Task objective | From the first line of the data below through the line holding "(586,218) -- (683,330);", output each line exactly and leave the pictures out.

Dataset excerpt |
□ □ □ □ □

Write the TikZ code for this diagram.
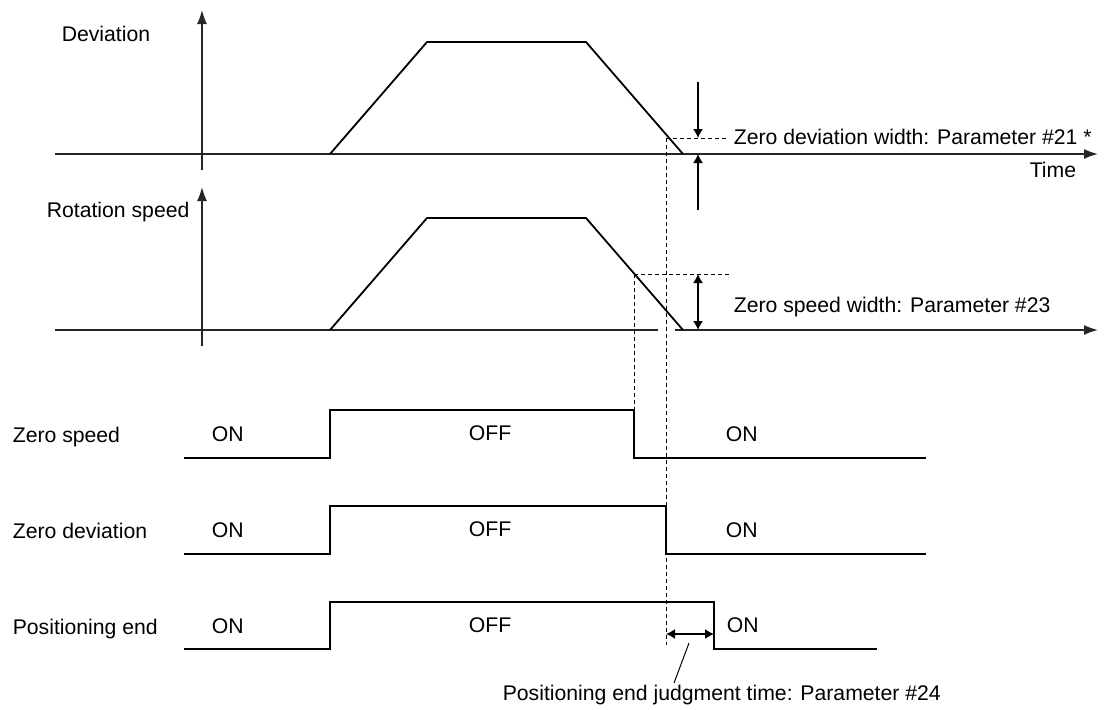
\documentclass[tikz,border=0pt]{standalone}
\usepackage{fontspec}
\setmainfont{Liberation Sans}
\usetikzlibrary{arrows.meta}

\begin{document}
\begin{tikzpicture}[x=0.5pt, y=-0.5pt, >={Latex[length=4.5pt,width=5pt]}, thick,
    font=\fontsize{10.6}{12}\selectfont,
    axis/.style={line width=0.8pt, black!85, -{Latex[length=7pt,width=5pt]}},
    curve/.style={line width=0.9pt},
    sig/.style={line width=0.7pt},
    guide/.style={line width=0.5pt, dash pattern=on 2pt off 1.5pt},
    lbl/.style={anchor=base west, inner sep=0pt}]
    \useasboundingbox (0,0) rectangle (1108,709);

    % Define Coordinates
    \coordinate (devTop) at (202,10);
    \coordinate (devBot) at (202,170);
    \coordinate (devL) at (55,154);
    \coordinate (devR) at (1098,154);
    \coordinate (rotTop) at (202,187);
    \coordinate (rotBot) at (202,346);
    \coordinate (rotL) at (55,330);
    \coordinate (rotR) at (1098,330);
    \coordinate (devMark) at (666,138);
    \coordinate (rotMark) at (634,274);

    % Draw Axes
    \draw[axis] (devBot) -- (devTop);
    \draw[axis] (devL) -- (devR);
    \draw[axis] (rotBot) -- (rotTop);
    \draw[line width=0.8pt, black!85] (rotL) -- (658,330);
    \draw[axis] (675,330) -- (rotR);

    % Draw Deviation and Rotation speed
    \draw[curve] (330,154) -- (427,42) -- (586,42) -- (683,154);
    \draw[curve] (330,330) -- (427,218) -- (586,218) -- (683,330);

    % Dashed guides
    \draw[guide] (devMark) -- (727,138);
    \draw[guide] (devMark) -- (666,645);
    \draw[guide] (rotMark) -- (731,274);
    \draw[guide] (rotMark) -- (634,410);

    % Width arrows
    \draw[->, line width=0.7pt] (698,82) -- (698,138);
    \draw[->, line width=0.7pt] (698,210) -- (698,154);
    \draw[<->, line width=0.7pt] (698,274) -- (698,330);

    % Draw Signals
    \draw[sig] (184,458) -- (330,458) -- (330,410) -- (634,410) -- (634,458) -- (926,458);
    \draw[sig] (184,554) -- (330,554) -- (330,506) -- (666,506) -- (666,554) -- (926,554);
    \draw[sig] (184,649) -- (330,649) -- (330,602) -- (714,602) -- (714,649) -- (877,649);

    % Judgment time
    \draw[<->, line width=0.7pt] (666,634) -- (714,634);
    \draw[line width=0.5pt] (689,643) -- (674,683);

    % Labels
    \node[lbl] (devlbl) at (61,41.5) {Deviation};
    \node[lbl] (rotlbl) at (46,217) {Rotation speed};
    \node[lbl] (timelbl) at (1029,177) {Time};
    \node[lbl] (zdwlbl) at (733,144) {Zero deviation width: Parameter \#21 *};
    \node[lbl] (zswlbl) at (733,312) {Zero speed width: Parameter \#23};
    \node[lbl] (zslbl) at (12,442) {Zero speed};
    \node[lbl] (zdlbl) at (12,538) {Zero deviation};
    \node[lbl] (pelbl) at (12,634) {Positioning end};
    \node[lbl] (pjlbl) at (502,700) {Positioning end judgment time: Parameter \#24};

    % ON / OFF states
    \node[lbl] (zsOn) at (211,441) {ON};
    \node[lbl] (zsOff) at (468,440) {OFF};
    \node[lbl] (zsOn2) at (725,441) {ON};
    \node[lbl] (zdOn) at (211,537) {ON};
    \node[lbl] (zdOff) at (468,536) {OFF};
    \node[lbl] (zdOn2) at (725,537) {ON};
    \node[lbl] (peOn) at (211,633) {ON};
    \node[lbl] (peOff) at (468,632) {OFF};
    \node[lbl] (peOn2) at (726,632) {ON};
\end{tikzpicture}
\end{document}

□ □ □ □ □

Result for this exercise |
Write the TikZ code for this diagram.
\documentclass[tikz,border=0pt]{standalone}
\usepackage{fontspec}
\setmainfont{Liberation Sans}
\usetikzlibrary{arrows.meta}

\begin{document}
\begin{tikzpicture}[x=0.5pt, y=-0.5pt, >={Latex[length=4.5pt,width=5pt]}, thick,
    font=\fontsize{10.6}{12}\selectfont,
    axis/.style={line width=0.8pt, black!85, -{Latex[length=7pt,width=5pt]}},
    curve/.style={line width=0.9pt},
    sig/.style={line width=0.7pt},
    guide/.style={line width=0.5pt, dash pattern=on 2pt off 1.5pt},
    lbl/.style={anchor=base west, inner sep=0pt}]
    \useasboundingbox (0,0) rectangle (1108,709);

    % Define Coordinates
    \coordinate (devTop) at (202,10);
    \coordinate (devBot) at (202,170);
    \coordinate (devL) at (55,154);
    \coordinate (devR) at (1098,154);
    \coordinate (rotTop) at (202,187);
    \coordinate (rotBot) at (202,346);
    \coordinate (rotL) at (55,330);
    \coordinate (rotR) at (1098,330);
    \coordinate (devMark) at (666,138);
    \coordinate (rotMark) at (634,274);

    % Draw Axes
    \draw[axis] (devBot) -- (devTop);
    \draw[axis] (devL) -- (devR);
    \draw[axis] (rotBot) -- (rotTop);
    \draw[line width=0.8pt, black!85] (rotL) -- (658,330);
    \draw[axis] (675,330) -- (rotR);

    % Draw Deviation and Rotation speed
    \draw[curve] (330,154) -- (427,42) -- (586,42) -- (683,154);
    \draw[curve] (330,330) -- (427,218) -- (586,218) -- (683,330);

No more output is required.